I’m finding myself hitting the brakes for a moment. Maybe that is because I seem to have the luxury to do so, and feel it is important. After all, in the end my decisions are my own. I found myself in a position where things were moving too quickly to fully absorb, and that certain decisions were being made for me. Realizing that this circumstance came to be because I allowed it up to this point was not disturbing to me, and I’m thankful for the realization.
The fact of the matter is that I’m not convinced that I need the CABG procedure at this point. Clearly, if it was absolutely required, it would be in progress as I type here.
Contrary to popular belief, it does not “fix” the situation. If it actually did, I’d be beating down the doors to the CT surgeon’s office. The bottom line is that I have CAD, or Coronary Artery Disease, and it’s here permanently. It will remain after said procedure.

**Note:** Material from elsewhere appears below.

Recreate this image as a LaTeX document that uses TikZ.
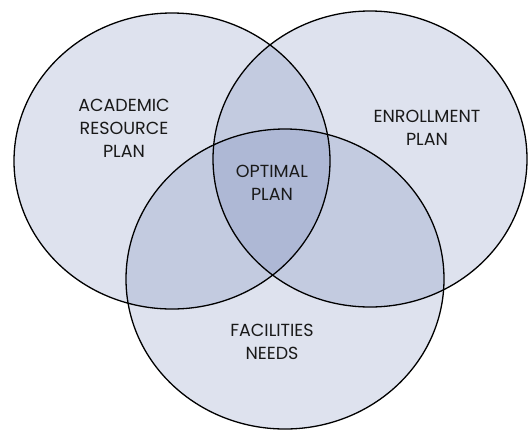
\documentclass[tikz,border=0pt]{standalone}
\usepackage{fontspec}
\setmainfont{Poppins}
\usepackage{tikz}
\definecolor{vennblue}{RGB}{90,110,170}

\begin{document}
\begin{tikzpicture}[x=1pt, y=-1pt,
				   set/.style={fill=vennblue, fill opacity=0.2},
				   rim/.style={draw=black, line width=1.3pt},
				   settext/.style={align=center, text=black!90, font=\fontsize{17.5}{23}\selectfont}]
\useasboundingbox (0,0) rectangle (532,432);
% the three sets
\fill[set] (172,161) ellipse [x radius=158, y radius=148];
\fill[set] (370,159) ellipse [x radius=157, y radius=148];
\fill[set] (285,279) ellipse [x radius=159, y radius=150];
\draw[rim] (172,161) ellipse [x radius=158, y radius=148];
\draw[rim] (370,159) ellipse [x radius=157, y radius=148];
\draw[rim] (285,279) ellipse [x radius=159, y radius=150];
% labels
\node[settext] (academic) at (124,128) {ACADEMIC\\RESOURCE\\PLAN};
\node[settext] (enroll) at (427,128) {ENROLLMENT\\PLAN};
\node[settext] (optimal) at (272,183) {OPTIMAL\\PLAN};
\node[settext] (facilities) at (272,342) {FACILITIES\\NEEDS};
\end{tikzpicture}
\end{document}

There have been huge improvements in my condition since I was first diagnosed. It is my belief that these can be further improved upon. It’s up to me. I’d like to give myself the opportunity to find out. What I am finding out is that in reality, what counts is the EF (Ejection Fraction), and more importantly how it trends. On initial diagnosis it was 10%. Over a year later this past January, it was measured at 40% by way of a TEE scan. That indicates that the medical management was working. Last week and less than a month later, it was measured at 50%. At 55% output everybody does a happy dance. That is because this is the threshold number for what is considered normal blood output from one’s heart. How did I bump the number up 10 points in such a short time? I stopped smoking for two weeks- the very thing that largely put me there in the first place, by my reckoning.
CABG requires huge modification in lifestyle post-procedure. The question is what happens with those same modifications when the surgery is not done? There is compelling evidence that mortality is surprisingly the same either way. Similarly, quality of life tracks about the same. Considering the side effects of CABG (brain function, personality changes, kidney function issues, and many others), I think this all requires a closer look. Every single case is different. I can’t help but replay the discussion with my cardiologist when I acquired government coverage this last Fall-
“We should get all this done while you have the insurance”
At this point he and I will be talking again soon. It’s a tad cookie cutter right now, in my estimation. I’m also seeking outside opinions on the matter. Anyone in my position would be wise to.